One woman of sixty whom I know is most widely useful in many church activities, not only in the local circles of her denomination but also as the president of a State organization. Her husband died several years ago, her children are both married and living in two distant cities. It would be hard to imagine a more desolate life than hers might be did she not have an outlet, not only for her splendid energy, but also for her social gifts and her affection. Her small but charming house does not give an impression of emptiness, but is as if it were the center of beneficent activity, a place where a woman dwelt not alone but surrounded by the affection of countless friends. It would be absurd to say that if she had remained "quietly at home," exchanging social amenities with her neighbors, her life would have been so filled with satisfactory interests.
Another woman over fifty years old is the executive head of a National organization which has for years urged and secured better conditions for working women and children, both through legislation and voluntary effort.

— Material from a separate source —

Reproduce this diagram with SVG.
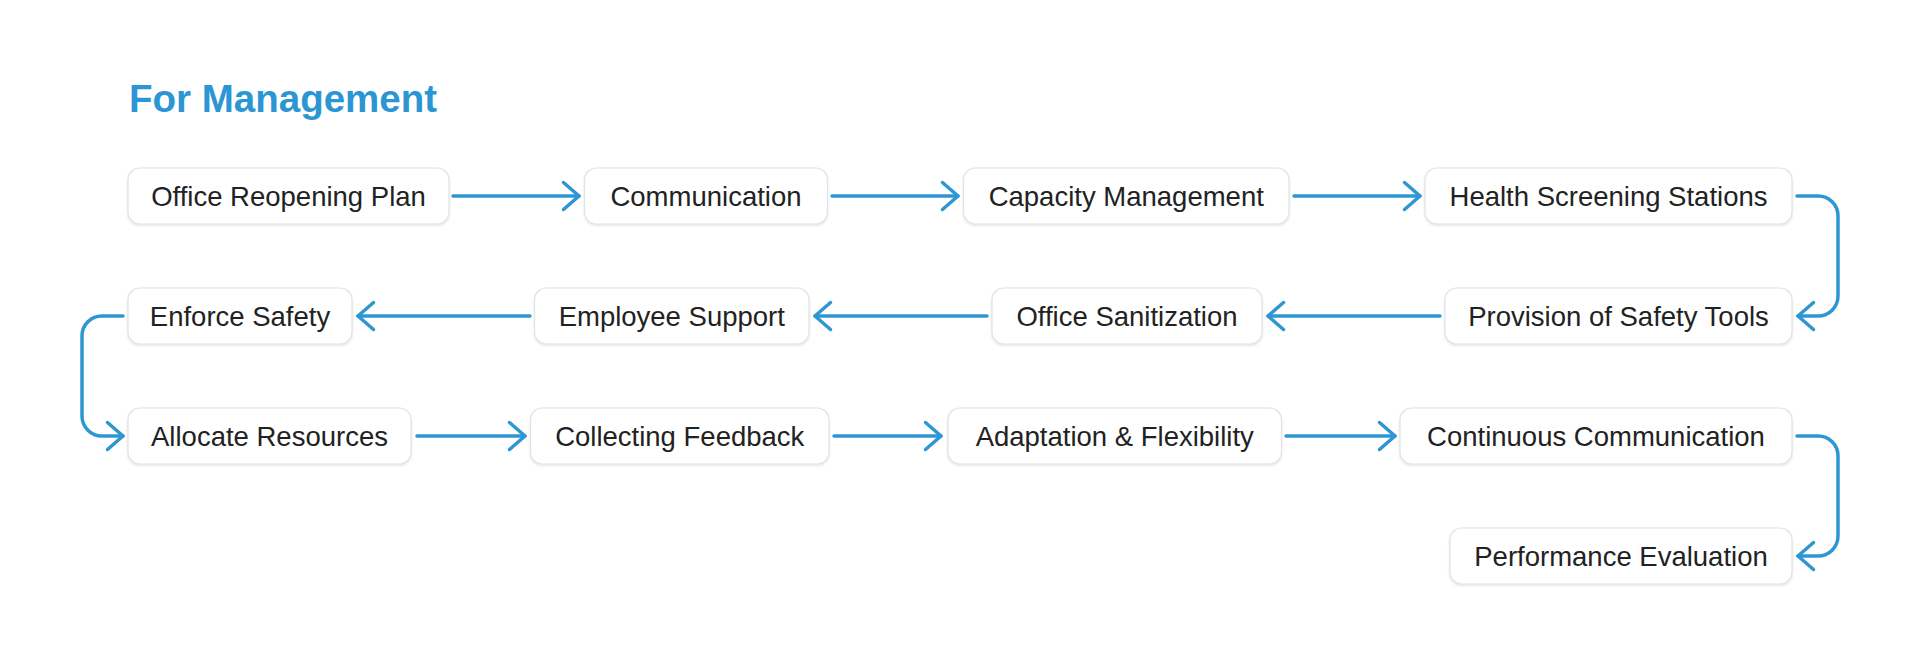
<svg xmlns="http://www.w3.org/2000/svg" width="1920" height="656" viewBox="0 0 1920 656">
  <defs>
    <style>
      .title { font-family: "Liberation Sans", Arial, sans-serif; font-weight: bold; font-size: 38.5px; fill: #2B96D3; }
      .box { fill: #FFFFFF; stroke: #E2E2E2; stroke-width: 1.2; filter: url(#sh); }
      .lbl { font-family: "Liberation Sans", Arial, sans-serif; font-size: 27.5px; fill: #222222; text-anchor: middle; }
      .con { fill: none; stroke: #2E97D3; stroke-width: 3.5; stroke-linecap: round; stroke-linejoin: round; marker-end: url(#ah); }
    </style>
    <filter id="sh" x="-10%" y="-20%" width="120%" height="150%">
      <feDropShadow dx="0" dy="1.2" stdDeviation="1" flood-color="#000000" flood-opacity="0.12"/>
    </filter>
    <marker id="ah" markerUnits="userSpaceOnUse" markerWidth="40" markerHeight="40" refX="0" refY="0" orient="auto" overflow="visible">
      <path d="M-15.5,-13.5 L0,0 L-15.5,13.5" fill="none" stroke="#2E97D3" stroke-width="3.5" stroke-linecap="round" stroke-linejoin="round"/>
    </marker>
  </defs>
  <rect width="1920" height="656" fill="#FFFFFF"/>
  <text class="title" x="129" y="112">For Management</text>

  <g id="connectors">
    <path class="con" d="M453 196 H579"/>
    <path class="con" d="M832 196 H958"/>
    <path class="con" d="M1294 196 H1420"/>
    <path class="con" d="M1797 196 H1818 A20 20 0 0 1 1838 216 V296 A20 20 0 0 1 1818 316 H1798"/>
    <path class="con" d="M1440 316 H1268"/>
    <path class="con" d="M987 316 H815"/>
    <path class="con" d="M530 316 H358"/>
    <path class="con" d="M123 316 H102 A20 20 0 0 0 82 336 V416 A20 20 0 0 0 102 436 H123"/>
    <path class="con" d="M417 436 H525"/>
    <path class="con" d="M834 436 H941"/>
    <path class="con" d="M1286 436 H1395"/>
    <path class="con" d="M1797 436 H1818 A20 20 0 0 1 1838 456 V536 A20 20 0 0 1 1818 556 H1798"/>
  </g>

  <g id="n1"><rect class="box" x="128" y="168" width="321" height="56" rx="12"/><text class="lbl" x="288.5" y="205.5">Office Reopening Plan</text></g>
  <g id="n2"><rect class="box" x="584.5" y="168" width="243" height="56" rx="12"/><text class="lbl" x="706" y="205.5">Communication</text></g>
  <g id="n3"><rect class="box" x="963.5" y="168" width="325.5" height="56" rx="12"/><text class="lbl" x="1126.25" y="205.5">Capacity Management</text></g>
  <g id="n4"><rect class="box" x="1425" y="168" width="367" height="56" rx="12"/><text class="lbl" x="1608.5" y="205.5">Health Screening Stations</text></g>

  <g id="n5"><rect class="box" x="1445" y="288" width="347" height="56" rx="12"/><text class="lbl" x="1618.5" y="325.5">Provision of Safety Tools</text></g>
  <g id="n6"><rect class="box" x="992" y="288" width="270" height="56" rx="12"/><text class="lbl" x="1127" y="325.5">Office Sanitization</text></g>
  <g id="n7"><rect class="box" x="534.5" y="288" width="274.5" height="56" rx="12"/><text class="lbl" x="671.75" y="325.5">Employee Support</text></g>
  <g id="n8"><rect class="box" x="128" y="288" width="224" height="56" rx="12"/><text class="lbl" x="240" y="325.5">Enforce Safety</text></g>

  <g id="n9"><rect class="box" x="128" y="408" width="283" height="56" rx="12"/><text class="lbl" x="269.5" y="445.5">Allocate Resources</text></g>
  <g id="n10"><rect class="box" x="530.5" y="408" width="298.5" height="56" rx="12"/><text class="lbl" x="679.75" y="445.5">Collecting Feedback</text></g>
  <g id="n11"><rect class="box" x="948" y="408" width="333.5" height="56" rx="12"/><text class="lbl" x="1114.75" y="445.5">Adaptation &amp; Flexibility</text></g>
  <g id="n12"><rect class="box" x="1400" y="408" width="392" height="56" rx="12"/><text class="lbl" x="1596" y="445.5">Continuous Communication</text></g>

  <g id="n13"><rect class="box" x="1450" y="528" width="342" height="56" rx="12"/><text class="lbl" x="1621" y="565.5">Performance Evaluation</text></g>
</svg>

She has moved from one difficult piece of social organization to another until probably no one else in the United States is more conversant with the conditions surrounding working women and children in every part of the country, with the laws which have been enacted on their behalf and with the efficiency of their enforcement.
ANOTHER woman over fifty years of age has brought into her public service the resources of large wealth, as well as the matured powers of an energetic nature and unusual capacity. For seven years she was president of the Juvenile Court Committee of Chicago, and it was she who suggested and formed, out of this committee, the Juvenile Protective Association. She has been influential in securing the specialization and socialization of the Chicago Municipal Courts, the Court of Domestic Relations, the [Morals] Court, and, last of all, the Boys' Court. She has become an extremely able speaker, and continually presents, through addresses and publications, the needs of the boys in the jails, the lack of industrial opportunity for colored young people, the temptations of young women employed in department stores, hotels and restaurants, the dangers to young girls on excursion boats and in amusement parks, the disastrous effects of street trading on boys and girls, and many other similar subjects.

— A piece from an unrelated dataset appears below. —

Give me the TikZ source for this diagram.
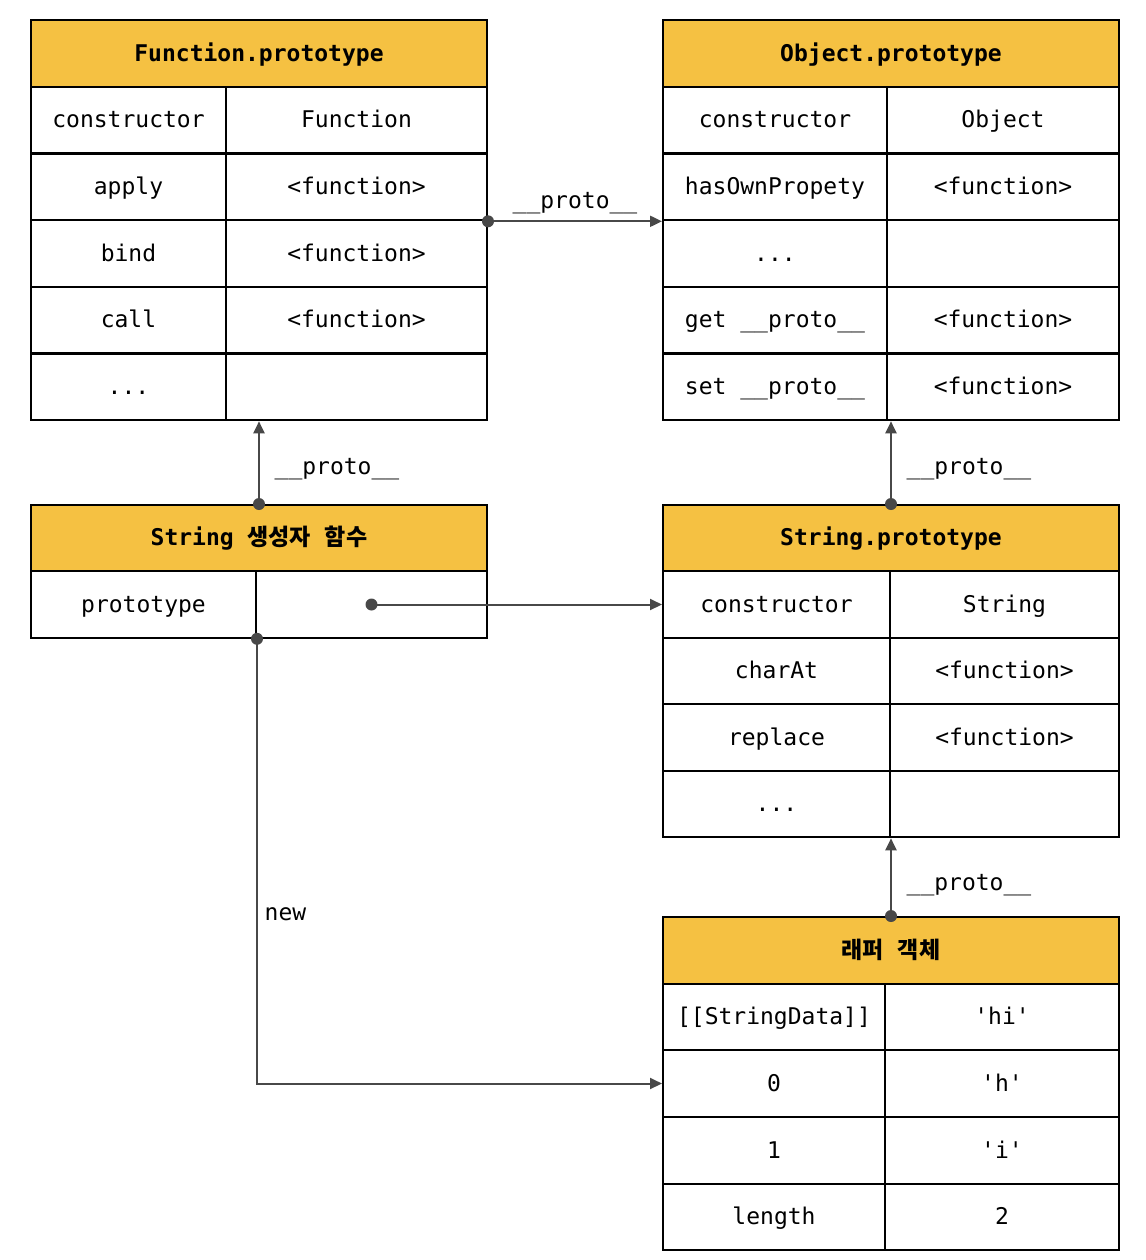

The weariness and dullness, which inhere in both domestic and social affairs when they are carried on by men alone, will no longer be a necessary attribute of public life when such gracious and gray-haired women become a part of it, and when new social movements, in which men as well as women are concerned, naturally utilize woman's experience and ability.
Ever-widening channels are gradually being provided through which woman's increasing moral energy may flow, and it is not too much to predict that in the end public affairs will be amazingly revivified from those new fountainheads fed in the upper reaches of woman's matured capacity.